I have two list of numbers of size N. For example, say N=6, x=[1, 3, 5, 10, 15, 20] and y=[1.5, 3.5, 4.7, 9, 12, 18]. I would like to divide these two lists into n bins (say n=3 here) in a way that numbers with same index in x and y end up in the same bins.
For examples, if I use 4 and 11 as the dividing points, I will get x=[[1,3], [5, 10], [15, 20]] and y=[[1.5, 3.5], [4.7, 9], [12, 18]] which satisfy my requirement.
In some cases, that may not be possible, so I would like to minimize the number of misses.
Is there a way to formulate this using some sort of optimization problem?
Assume that all $x$ and $y$ values are in the range $[m, M]$. Let $z_1,\dots,z_{n-1}\in [m,M]$ be real variables providing the dividing values for the bins, and for notational convenience let $z_0=m-1$ and $z_N=M$. Introduce binary variables $u_{ij}$, $v_{ij}$ and $w_i$ for $i=1,\dots, N$ and $j=1,\dots,n$. $u$ and $v$ will signal which interval each $x$ and $y$ value (respectively) falls into, and $w_i$ will be 1 whenever $x_i$ and $y_i$ land in different bins.

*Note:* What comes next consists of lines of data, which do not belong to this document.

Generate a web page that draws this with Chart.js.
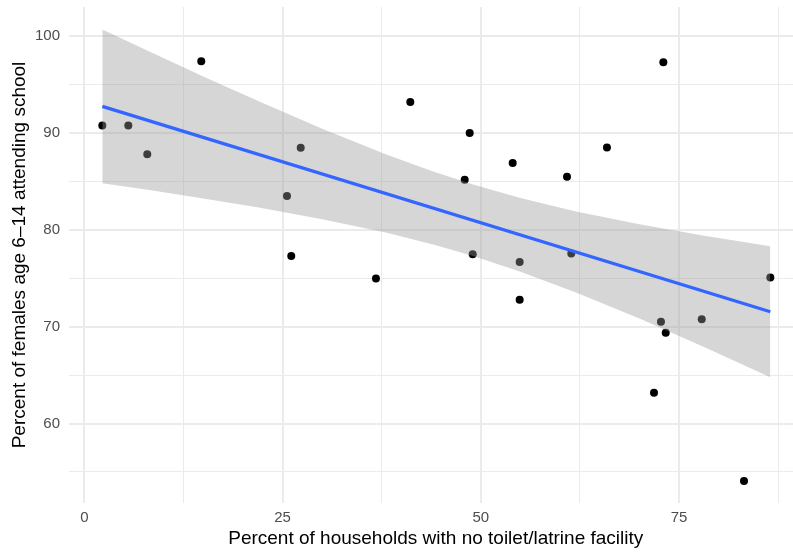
<!DOCTYPE html>
<html>
<head>
<meta charset="utf-8">
<script src="https://cdn.jsdelivr.net/npm/chart.js@4/dist/chart.umd.min.js"></script>
<style>
  html, body { margin: 0; padding: 0; background: #ffffff; }
  #wrap { width: 793px; height: 553px; position: relative; }
</style>
</head>
<body>
<div id="wrap"><canvas id="c" width="793" height="553"></canvas></div>
<script>
// Scatter points (x: % households with no toilet/latrine, y: % females 6-14 attending school)
const pointX = [2.27, 5.55, 7.94, 14.75, 25.56, 26.10, 27.29, 36.78, 41.11, 47.97, 48.60, 48.98, 54.02,
                54.90, 54.90, 60.87, 61.41, 65.91, 71.84, 72.72, 73.02, 73.32, 77.86, 83.19, 86.51];
const pointY = [90.75, 90.75, 87.76, 97.36, 83.46, 77.27, 88.44, 74.96, 93.16, 85.14, 89.96, 77.47, 86.86,
                76.65, 72.76, 85.45, 77.54, 88.48, 63.16, 70.49, 97.25, 69.35, 70.76, 54.08, 75.07];

// Fitted line
const fitX = [2.27, 86.51];
const fitY = [92.71, 71.53];

// Confidence band
const bandX     = [2.27, 8, 15, 22, 30, 38, 44, 48.93, 55, 62, 70, 78, 86.51];
const bandUpper = [100.64, 98.44, 95.80, 93.23, 90.40, 87.77, 85.98, 84.67, 83.25, 81.87, 80.54, 79.39, 78.28];
const bandLower = [84.78, 84.10, 83.22, 82.27, 81.08, 79.69, 78.46, 77.29, 75.65, 73.51, 70.82, 67.95, 64.78];

// Ticks
const xMajorTicks = [0, 25, 50, 75];
const xMinorTicks = [12.5, 37.5, 62.5, 87.5];
const yMajorTicks = [60, 70, 80, 90, 100];
const yMinorTicks = [55, 65, 75, 85, 95];

const xTitle = 'Percent of households with no toilet/latrine facility';
const yTitle = 'Percent of females age 6\u201314 attending school';

const toXY = (xs, ys) => xs.map((x, i) => ({ x: x, y: ys[i] }));

Chart.defaults.font.family = '"Liberation Sans", Arial, Helvetica, sans-serif';

const gridCfg = (majors) => ({
  color: '#ebebeb',
  lineWidth: (ctx) => (ctx.tick && majors.includes(ctx.tick.value)) ? 2 : 1,
  drawTicks: false
});

new Chart(document.getElementById('c'), {
  type: 'scatter',
  data: {
    datasets: [
      {
        label: 'fit',
        data: toXY(fitX, fitY),
        showLine: true,
        borderColor: '#3366FF',
        borderWidth: 3.3,
        pointRadius: 0,
        fill: false,
        order: 0
      },
      {
        label: 'upper',
        data: toXY(bandX, bandUpper),
        showLine: true,
        borderColor: 'rgba(0,0,0,0)',
        borderWidth: 0,
        pointRadius: 0,
        backgroundColor: 'rgba(153,153,153,0.4)',
        fill: '+1',
        order: 1
      },
      {
        label: 'lower',
        data: toXY(bandX, bandLower),
        showLine: true,
        borderColor: 'rgba(0,0,0,0)',
        borderWidth: 0,
        pointRadius: 0,
        fill: false,
        order: 1
      },
      {
        label: 'points',
        data: toXY(pointX, pointY),
        pointRadius: 4,
        pointBackgroundColor: '#000000',
        pointBorderWidth: 0,
        backgroundColor: '#000000',
        order: 2
      }
    ]
  },
  options: {
    responsive: false,
    animation: false,
    events: [],
    layout: { autoPadding: false, padding: { top: 7, left: 0, right: 0, bottom: 0 } },
    plugins: { legend: { display: false }, tooltip: { enabled: false } },
    scales: {
      x: {
        type: 'linear',
        min: -1.93,
        max: 89.37,
        afterBuildTicks: (s) => { s.ticks = xMajorTicks.concat(xMinorTicks).sort((a, b) => a - b).map(v => ({ value: v })); },
        afterFit: (s) => { s.height = 50; s.paddingLeft = 0; s.paddingRight = 0; },
        grid: gridCfg(xMajorTicks),
        border: { display: false },
        ticks: {
          autoSkip: false,
          maxRotation: 0,
          padding: 6,
          color: '#4d4d4d',
          font: { size: 15 },
          callback: (v) => xMajorTicks.includes(v) ? String(v) : ''
        },
        title: {
          display: true,
          text: '\u2002' + xTitle,
          color: '#000000',
          font: { size: 19 },
          padding: { top: 0, bottom: 3 }
        }
      },
      y: {
        type: 'linear',
        min: 51.8,
        max: 102.96,
        afterBuildTicks: (s) => { s.ticks = yMajorTicks.concat(yMinorTicks).sort((a, b) => a - b).map(v => ({ value: v })); },
        afterFit: (s) => { s.width = 69; s.paddingTop = 0; s.paddingBottom = 0; },
        grid: gridCfg(yMajorTicks),
        border: { display: false },
        ticks: {
          autoSkip: false,
          padding: 9,
          color: '#4d4d4d',
          font: { size: 15 },
          callback: (v) => yMajorTicks.includes(v) ? String(v) : ''
        },
        title: {
          display: true,
          text: yTitle,
          color: '#000000',
          font: { size: 19 },
          padding: { top: 8.5, bottom: 0 }
        }
      }
    }
  }
});
</script>
</body>
</html>
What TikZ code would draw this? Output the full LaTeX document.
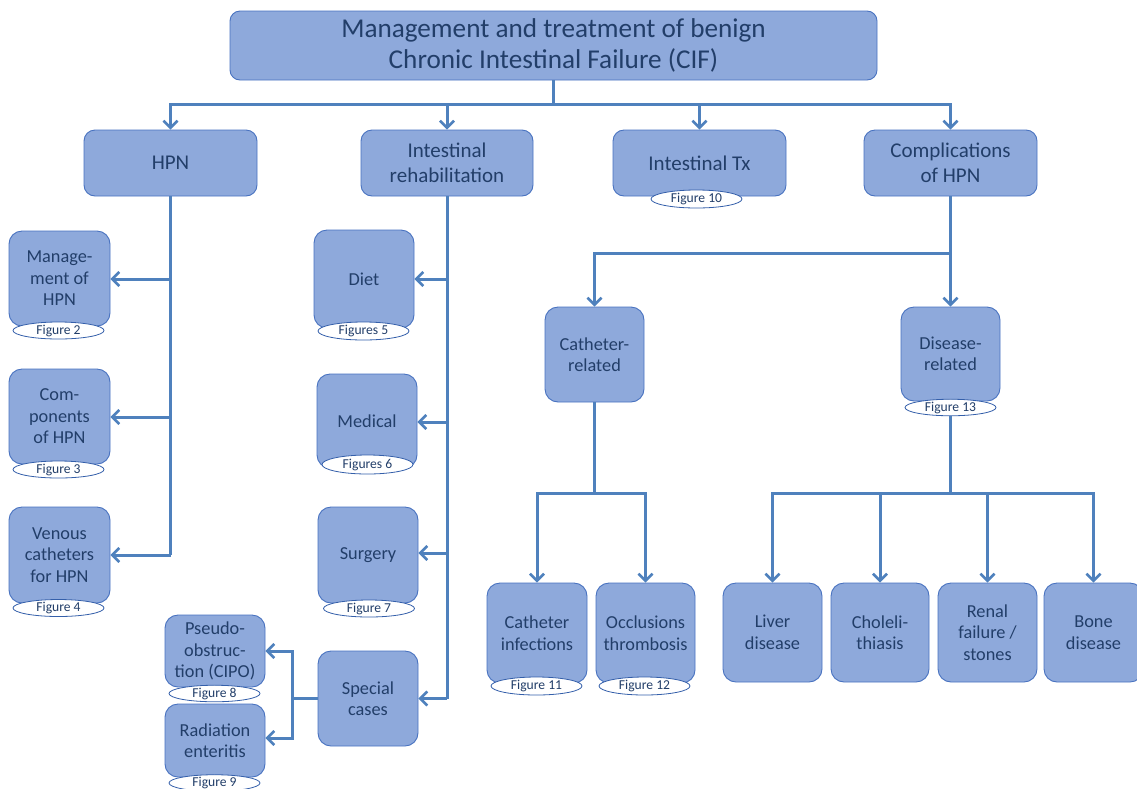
\documentclass[tikz,border=0pt]{standalone}
\usepackage{fontspec}
\setmainfont{Carlito}
\usetikzlibrary{arrows.meta,shapes.geometric}
\definecolor{boxfill}{RGB}{142,169,219}
\definecolor{boxdraw}{RGB}{72,114,192}
\definecolor{txt}{RGB}{34,62,105}
\definecolor{conncol}{RGB}{79,129,189}
\definecolor{figdraw}{RGB}{52,95,170}
\begin{document}
\begin{tikzpicture}[x=1pt,y=-1pt,
  box/.style={draw=boxdraw, line width=0.9pt, fill=boxfill, rounded corners=13pt,
    text=txt, align=center, inner sep=0pt,
    font=\fontsize{18.3}{21.5}\selectfont},
  midbox/.style={box, rounded corners=11pt, font=\fontsize{21}{25}\selectfont},
  bigbox/.style={box, rounded corners=10pt, font=\fontsize{27.2}{31.5}\selectfont},
  figlab/.style={draw=figdraw, line width=0.8pt, fill=white, ellipse, inner sep=0pt,
    minimum width=91pt, minimum height=17pt, text=txt,
    font=\fontsize{13.6}{14}\selectfont},
  conn/.style={draw=conncol, line width=3pt},
  arr/.style={conn, -{Straight Barb[length=7pt,width=14pt,line width=2.6pt]}}
]
\useasboundingbox (0,0) rectangle (1137,788);

% boxes
\node[bigbox, minimum width=647pt, minimum height=69pt] (title) at (553.5,45.5)
  {Management and treatment of benign\\Chronic Intestinal Failure (CIF)};
\node[midbox, minimum width=173pt, minimum height=66pt] (hpn) at (170.5,163) {HPN};
\node[midbox, minimum width=172pt, minimum height=66pt] (ir) at (447,163) {Intestinal\\rehabilitation};
\node[midbox, minimum width=173pt, minimum height=66pt] (tx) at (699.5,163) {Intestinal Tx};
\node[midbox, minimum width=173pt, minimum height=66pt] (comp) at (950.5,163) {Complications\\of HPN};

\node[box, minimum width=101pt, minimum height=95pt] (mgmt) at (59.5,278.5) {Manage-\\ment of\\HPN};
\node[box, minimum width=101pt, minimum height=95pt] (compo) at (59.5,416.5) {Com-\\ponents\\of HPN};
\node[box, minimum width=101pt, minimum height=96pt] (venous) at (59.5,555) {Venous\\catheters\\for HPN};

\node[box, minimum width=100pt, minimum height=98pt] (diet) at (364,279) {Diet};
\node[box, minimum width=100pt, minimum height=94pt] (medical) at (367,421) {Medical};
\node[box, minimum width=100pt, minimum height=96pt] (surgery) at (368,555) {Surgery};
\node[box, minimum width=100pt, minimum height=95pt] (special) at (368,698.5) {Special\\cases};
\node[box, minimum width=100pt, minimum height=72pt] (pseudo) at (215,651) {Pseudo-\\obstruc-\\tion (CIPO)};
\node[box, minimum width=100pt, minimum height=73pt] (radiation) at (215,740.5) {Radiation\\enteritis};

\node[box, minimum width=99pt, minimum height=95pt] (catrel) at (594.5,354.5) {Catheter-\\related};
\node[box, minimum width=99pt, minimum height=94pt] (disrel) at (950.5,354) {Disease-\\related};

\node[box, minimum width=100pt, minimum height=100pt] (catinf) at (537,633) {Catheter\\infections};
\node[box, minimum width=99pt, minimum height=100pt] (occl) at (645.5,633) {Occlusions\\thrombosis};

\node[box, minimum width=99pt, minimum height=99pt] (liver) at (772.5,632.5) {Liver\\disease};
\node[box, minimum width=98pt, minimum height=99pt] (chole) at (880,632.5) {Choleli-\\thiasis};
\node[box, minimum width=99pt, minimum height=99pt] (renal) at (987.5,632.5) {Renal\\failure /\\stones};
\node[box, minimum width=99pt, minimum height=99pt] (bone) at (1093.5,632.5) {Bone\\disease};

% figure labels
\node[figlab] (f2) at (58.5,330.5) {Figure 2};
\node[figlab] (f3) at (58.5,469.5) {Figure 3};
\node[figlab] (f4) at (58.5,608) {Figure 4};
\node[figlab, minimum height=18pt] (f5) at (363.5,331) {Figures 5};
\node[figlab, minimum height=19pt] (f6) at (367.5,464.5) {Figures 6};
\node[figlab] (f7) at (369,608.5) {Figure 7};
\node[figlab, minimum height=15pt] (f8) at (214.5,693.5) {Figure 8};
\node[figlab, minimum height=16pt] (f9) at (214.5,783) {Figure 9};
\node[figlab, minimum height=18pt] (f10) at (696.5,199) {Figure 10};
\node[figlab, minimum height=18pt] (f11) at (536.5,686) {Figure 11};
\node[figlab, minimum height=18pt] (f12) at (644.5,686) {Figure 12};
\node[figlab, minimum height=15pt] (f13) at (950.5,407.5) {Figure 13};

% connectors: top level
\coordinate (top) at (553.5,104);
\draw[conn] (title.south) -- (top);
\draw[arr] (top) -| (hpn.north);
\draw[arr] (top) -| (comp.north);
\draw[arr] (top -| ir.north) -- (ir.north);
\draw[arr] (top -| tx.north) -- (tx.north);

% HPN
\coordinate (hpnspine) at (170.5,0);
\draw[conn] (hpn.south) -- (hpnspine |- 0,555);
\draw[arr] (hpnspine |- 0,555) -- (venous.east |- 0,555);
\draw[arr] (hpnspine |- 0,279) -- (mgmt.east |- 0,279);
\draw[arr] (hpnspine |- 0,417) -- (compo.east |- 0,417);

% Intestinal rehabilitation
\coordinate (irspine) at (447,0);
\draw[conn] (ir.south) -- (irspine |- 0,698.5);
\draw[arr] (irspine |- 0,698.5) -- (special.east);
\draw[arr] (irspine |- 0,279) -- (diet.east |- 0,279);
\draw[arr] (irspine |- 0,422) -- (medical.east |- 0,422);
\draw[arr] (irspine |- 0,553) -- (surgery.east |- 0,553);

% Special cases
\coordinate (sj) at (292,698.5);
\draw[conn] (special.west) -- (sj);
\draw[arr] (sj) |- (pseudo.east);
\draw[arr] (sj) |- (radiation.east |- 0,738);

% Complications
\coordinate (cj) at (950.5,253);
\draw[conn] (comp.south) -- (cj);
\draw[arr] (cj) -| (catrel.north);
\draw[arr] (cj) -- (disrel.north);

% Catheter-related
\coordinate (cb) at (594.5,493);
\draw[conn] (catrel.south) -- (cb);
\draw[arr] (cb) -| (catinf.north);
\draw[arr] (cb) -| (occl.north);

% Disease-related
\coordinate (db) at (950.5,493);
\draw[conn] (f13.south) -- (db);
\draw[arr] (db) -| (liver.north);
\draw[arr] (db) -| (chole.north);
\draw[arr] (db) -| (renal.north);
\draw[arr] (db) -| (bone.north);
\end{tikzpicture}
\end{document}
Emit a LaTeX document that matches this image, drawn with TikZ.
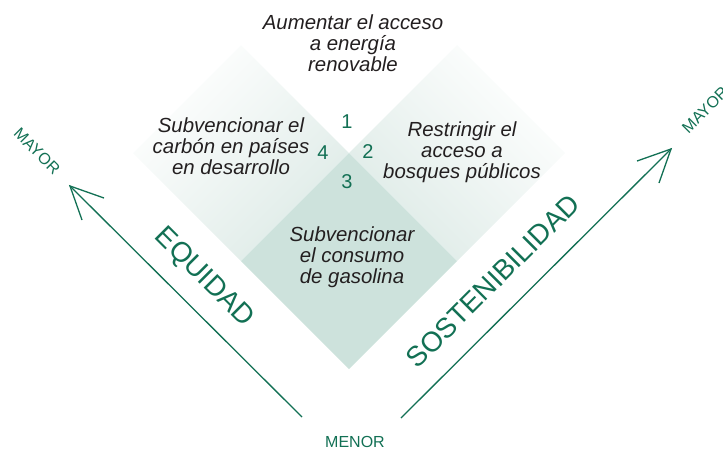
\documentclass[tikz,border=0pt]{standalone}
\usepackage{fontspec}
\setmainfont{Liberation Sans}
\definecolor{grn}{RGB}{18,112,84}
\definecolor{ink}{RGB}{35,31,32}
\definecolor{dmdark}{RGB}{205,226,220}
\definecolor{dmlight}{RGB}{222,235,231}
\tikzset{
  desc/.style={font=\fontsize{20.4}{21}\selectfont\itshape, text=ink, align=center, inner sep=0pt},
  num/.style={font=\fontsize{20}{20}\selectfont, text=grn, inner sep=0pt},
  axislabel/.style={font=\fontsize{28}{28}\selectfont, text=grn, inner sep=0pt},
  endlabel/.style={font=\fontsize{16}{16}\selectfont, text=grn, inner sep=0pt},
  axisline/.style={draw=grn, line width=1.3pt, line join=miter},
}
\begin{document}
\begin{tikzpicture}[x=1pt,y=-1pt]
\useasboundingbox (0,0) rectangle (723,448);
% diamonds
\shade[top color=white, bottom color=dmlight, shading angle=45]
  (133,153) -- (241,45) -- (349,153) -- (241,261) -- cycle;
\shade[top color=white, bottom color=dmlight, shading angle=-45]
  (349,153) -- (457,45) -- (565,153) -- (457,261) -- cycle;
\fill[dmdark] (241,261) -- (349,153) -- (457,261) -- (349,369) -- cycle;
% axes
\coordinate (Lstart) at (302,417);
\coordinate (Ltip) at (70,186);
\coordinate (Rstart) at (401,418);
\coordinate (Rtip) at (671,149);
\draw[axisline] (Lstart) -- (Ltip);
\draw[axisline] (Ltip) ++(34,12) -- (Ltip) -- ++(12,34);
\draw[axisline] (Rstart) -- (Rtip);
\draw[axisline] (Rtip) ++(-34,12) -- (Rtip) -- ++(-12,34);
% texts
\node[desc] (top) at (353,43) {Aumentar el acceso\\a energía\\renovable};
\node[desc] (left) at (231,146) {Subvencionar el\\carbón en países\\en desarrollo};
\node[desc] (right) at (462,152) {Restringir el\\acceso a\\bosques públicos};
\node[desc] (bottom) at (352,257) {Subvencionar\\el consumo\\de gasolina};
\node[num] (n1) at (347,122) {1};
\node[num] (n2) at (368,152) {2};
\node[num] (n3) at (347,182) {3};
\node[num] (n4) at (323,153) {4};
\node[axislabel, rotate=-45] (equidad) at (204,278) {EQUIDAD};
\node[axislabel, rotate=45] (sost) at (493,281) {SOSTENIBILIDAD};
\node[endlabel, rotate=-45] (mayorL) at (37,151) {MAYOR};
\node[endlabel, rotate=45] (mayorR) at (705,110) {MAYOR};
\node[endlabel, anchor=base] (menor) at (355,447) {MENOR};
\end{tikzpicture}
\end{document}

The objective is to minimize $\sum_i w_i$.
We'll need a small positive constant $\epsilon$ to enforce strict inequalities. (In case an $x$ or $y$ value falls on one of the dividing points, we'll arbitrarily assign it to the lower interval.) The constraints are as follows: \begin{align*} \sum_j u_{ij} & = 1 \quad \forall i\\ \sum_j v_{ij} & = 1 \quad \forall i\\ \sum_i u_{ij} & \ge 1 \quad \forall j\\ \sum_i v_{ij} & \ge 1 \quad \forall j\\ x_{i} & \le z_{j}+(M-m)(1-u_{ij}) \quad \forall i,j\\ x_{i} & \ge z_{j-1}+\epsilon-(M-m)(1-u_{ij}) \quad \forall i,j\\ y_{i} & \le z_{j}+(M-m)(1-v_{ij}) \quad \forall i,j\\ y_{i} & \ge z_{j-1}+\epsilon-(M-m)(1-v_{ij}) \quad \forall i,j\\ w_{i} & \ge u_{ij}-v_{ij} \quad \forall i,j\\ w_{i} & \ge v_{ij}-u_{ij} \quad \forall i,j. \end{align*} Constraints 1 and 2 force each $x$ and $y$ to be assigned to exactly one bin. Constraints 3 and 4 force each bin to contain at least one $x$ and one $y$. Constraints 5 and 6 set $u_{ij}=1$ if and only if $z_{j-1} < x_i \le z_j$, and constraints 7 and 8 do the same for $v$ and $y$. Constraints 9 and 10 force a mismatch penalty if $x$ and $y$ in the same position land in different bins.